I am reminded of a visually stunning anime called The Garden of Words. (Caution: there’s little profanity, but the words are indeed zingers). Two broken people meet by chance when rain persuades them to skip a day of their unhappy lives to recover in the peace of a gazebo in Tokyo’s breathtaking Shinjuku Gyoen National Garden. My husband and I were so moved by the 45-minute film that we watched it three times, including the commentaries in English and subtitled Japanese. The zenith is flawless, and some of the voice actors admitted that they were unsure whether they could even execute such a powerful scene.
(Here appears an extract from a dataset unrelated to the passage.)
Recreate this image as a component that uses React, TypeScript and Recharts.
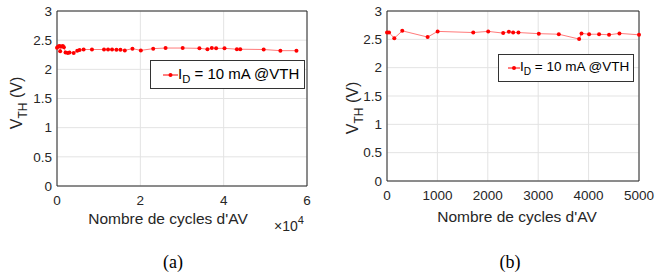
import React from 'react'
import { LineChart, Line, XAxis, YAxis, CartesianGrid, ReferenceLine, Legend } from 'recharts'

// (a) long run, cycles up to ~5.7e4
const cyclesA = [0, 280, 600, 760, 1000, 1400, 1650, 2050, 2600, 3000, 4000, 4860, 5420, 6390, 8390, 11280, 12250, 13210, 14260, 15220, 16270, 18110, 20120, 23090, 26060, 30160, 34180, 36100, 37150, 38190, 40200, 43170, 43980, 49600, 53610, 57470]
const vthA = [2.37, 2.39, 2.4, 2.31, 2.39, 2.4, 2.38, 2.29, 2.28, 2.29, 2.28, 2.32, 2.33, 2.34, 2.34, 2.34, 2.34, 2.34, 2.335, 2.335, 2.325, 2.355, 2.325, 2.355, 2.365, 2.365, 2.36, 2.345, 2.365, 2.36, 2.36, 2.345, 2.345, 2.34, 2.32, 2.32]

// (b) first 5000 cycles
const cyclesB = [0, 40, 145, 303, 806, 1005, 1711, 2008, 2305, 2418, 2503, 2608, 3012, 3409, 3812, 3859, 4010, 4208, 4406, 4612, 5000]
const vthB = [2.62, 2.62, 2.52, 2.65, 2.54, 2.64, 2.62, 2.64, 2.61, 2.635, 2.62, 2.62, 2.6, 2.59, 2.505, 2.605, 2.59, 2.59, 2.58, 2.605, 2.58]

const yTicks = [0, 0.5, 1, 1.5, 2, 2.5, 3]
const xTicksA = [0, 20000, 40000, 60000]
const xTicksB = [0, 1000, 2000, 3000, 4000, 5000]

const dataA = cyclesA.map((x, i) => ({ x, y: vthA[i] }))
const dataB = cyclesB.map((x, i) => ({ x, y: vthB[i] }))

const FONT = '"Liberation Sans", Arial, sans-serif'
const INK = '#262626'
const RED = '#ff0000'

const VthLabel = ({ lx, ly }: any) => (
  <text transform={`translate(${lx},${ly}) rotate(-90)`} textAnchor="middle" fontSize={16} fill={INK} fontFamily={FONT}>
    V<tspan dy={5} fontSize={12}>TH</tspan><tspan dy={-5}> (V)</tspan>
  </text>
)

const XLabel = ({ cx, by, tag, cap, exp }: any) => (
  <g fontFamily={FONT} fill={INK}>
    <text x={cx} y={by} textAnchor="middle" fontSize={15.5}>Nombre de cycles d'AV</text>
    {exp && (
      <text x={exp.x} y={exp.y} fontSize={14}>
        ×10<tspan dy={-7} fontSize={11}>4</tspan>
      </text>
    )}
    <text x={cap} y={268} textAnchor="middle" fontSize={18} fontFamily='"Liberation Serif", "Times New Roman", serif' fill="#000">{tag}</text>
  </g>
)

const LegendBox = ({ fs, lineW, pad }: any) => (
  <div style={{ border: '1px solid #333', background: '#fff', height: '100%', boxSizing: 'border-box', display: 'flex', alignItems: 'center', paddingLeft: pad, fontFamily: FONT, fontSize: fs, color: '#000' }}>
    <svg width={lineW} height={10} style={{ display: 'block' }}>
      <line x1={0} y1={5} x2={lineW} y2={5} stroke={RED} strokeWidth={1} />
      <circle cx={lineW / 2} cy={5} r={2} fill={RED} />
    </svg>
    <span style={{ whiteSpace: 'nowrap' }}>I<sub style={{ fontSize: fs * 0.75 }}>D</sub> = 10 mA @VTH</span>
  </div>
)

export default function App() {
  return (
    <div style={{ position: 'absolute', left: 0, top: 0, width: 656, height: 274, background: '#fff' }}>
      <div style={{ position: 'absolute', left: 0, top: 0 }}>
        <LineChart width={330} height={274} data={dataA} margin={{ top: 11, right: 23, bottom: 58, left: 0 }}>
          <CartesianGrid stroke="#e3e3e3" />
          <XAxis type="number" dataKey="x" domain={[0, 60000]} ticks={xTicksA} tickFormatter={(v: number) => String(v / 10000)}
            stroke={INK} tickLine={false} tickSize={4} tickMargin={5} height={30}
            tick={{ fontSize: 13.5, fill: INK, fontFamily: FONT }}
            label={<XLabel cx={168} by={224} tag="(a)" cap={173} exp={{ x: 274, y: 231 }} />} />
          <YAxis type="number" domain={[0, 3]} ticks={yTicks} width={57} stroke={INK} tickLine={false} tickSize={2} tickMargin={3}
            tick={{ fontSize: 13.5, fill: INK, fontFamily: FONT }}
            label={<VthLabel lx={22} ly={103} />} />
          <ReferenceLine y={3} stroke={INK} />
          <ReferenceLine x={60000} stroke={INK} />
          <Legend layout="horizontal" verticalAlign="middle" align="center"
            wrapperStyle={{ left: 150, top: 60, width: 155, height: 29 }}
            content={() => <LegendBox fs={15} lineW={15} pad={12} />} />
          <Line dataKey="y" stroke="#ff7a7a" strokeWidth={1} isAnimationActive={false}
            dot={{ r: 2, fill: RED, stroke: 'none' }} name="ID" />
        </LineChart>
      </div>
      <div style={{ position: 'absolute', left: 330, top: 0 }}>
        <LineChart width={326} height={274} data={dataB} margin={{ top: 11, right: 17, bottom: 63, left: 0 }}>
          <CartesianGrid stroke="#e3e3e3" />
          <XAxis type="number" dataKey="x" domain={[0, 5000]} ticks={xTicksB}
            stroke={INK} tickLine={false} tickSize={4} tickMargin={5} height={30}
            tick={{ fontSize: 13.5, fill: INK, fontFamily: FONT }}
            label={<XLabel cx={187} by={222} tag="(b)" cap={180} />} />
          <YAxis type="number" domain={[0, 3]} ticks={yTicks} width={57} stroke={INK} tickLine={false} tickSize={2} tickMargin={3}
            tick={{ fontSize: 13.5, fill: INK, fontFamily: FONT }}
            label={<VthLabel lx={28} ly={108} />} />
          <ReferenceLine y={3} stroke={INK} />
          <ReferenceLine x={5000} stroke={INK} />
          <Legend layout="horizontal" verticalAlign="middle" align="center"
            wrapperStyle={{ left: 168, top: 54, width: 136, height: 28 }}
            content={() => <LegendBox fs={13.5} lineW={12} pad={9} />} />
          <Line dataKey="y" stroke="#ff7a7a" strokeWidth={1} isAnimationActive={false}
            dot={{ r: 2, fill: RED, stroke: 'none' }} name="ID" />
        </LineChart>
      </div>
    </div>
  )
}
We wanted to know the mind behind the movie, and sure enough, writer-director Makoto Shinkai explained that the movie is about “people saving people.”
“As Christians, we should do everything we can to get to the top of those three million Google results.“
The Garden of Words
Photograph via Imgur
Ambitious intentions for a movie, and admirable at that. Obviously, Shinkai perceives that people are facing a major crisis of purpose. I would be shocked if he knows nothing of Aokigahara. In fact, it’s a quite remarkable exercise to compare his garden of life and the forest of death, both beautiful respites from the bustle of society. The line of distinction is paper-thin. With the same feature, one inspires; the other overwhelms.
Certainly, there can be joy in the common graces of observing beauty in nature and experiencing uplifting community. Nevertheless, without an ultimate purpose, The Garden of Words can become Aokigahara in the blink of an eye.
May Mr. Carter be as courageous as Solomon. May more hurting sinners discover the only remedy to the conundrum of life: seeking with abandon and finding the bountiful truth according to the Savior’s promise (Matthew 7:7-8). As I and so many before, may you.
“For, ‘Everyone who calls on the name of the Lord will be saved.’
“How, then, can they call on the one they have not believed in? And how can they believe in the one of whom they have not heard? And how can they hear without someone preaching to them? And how can anyone preach unless they are sent?
“As it is written: “How beautiful are the feet of those who bring good news!”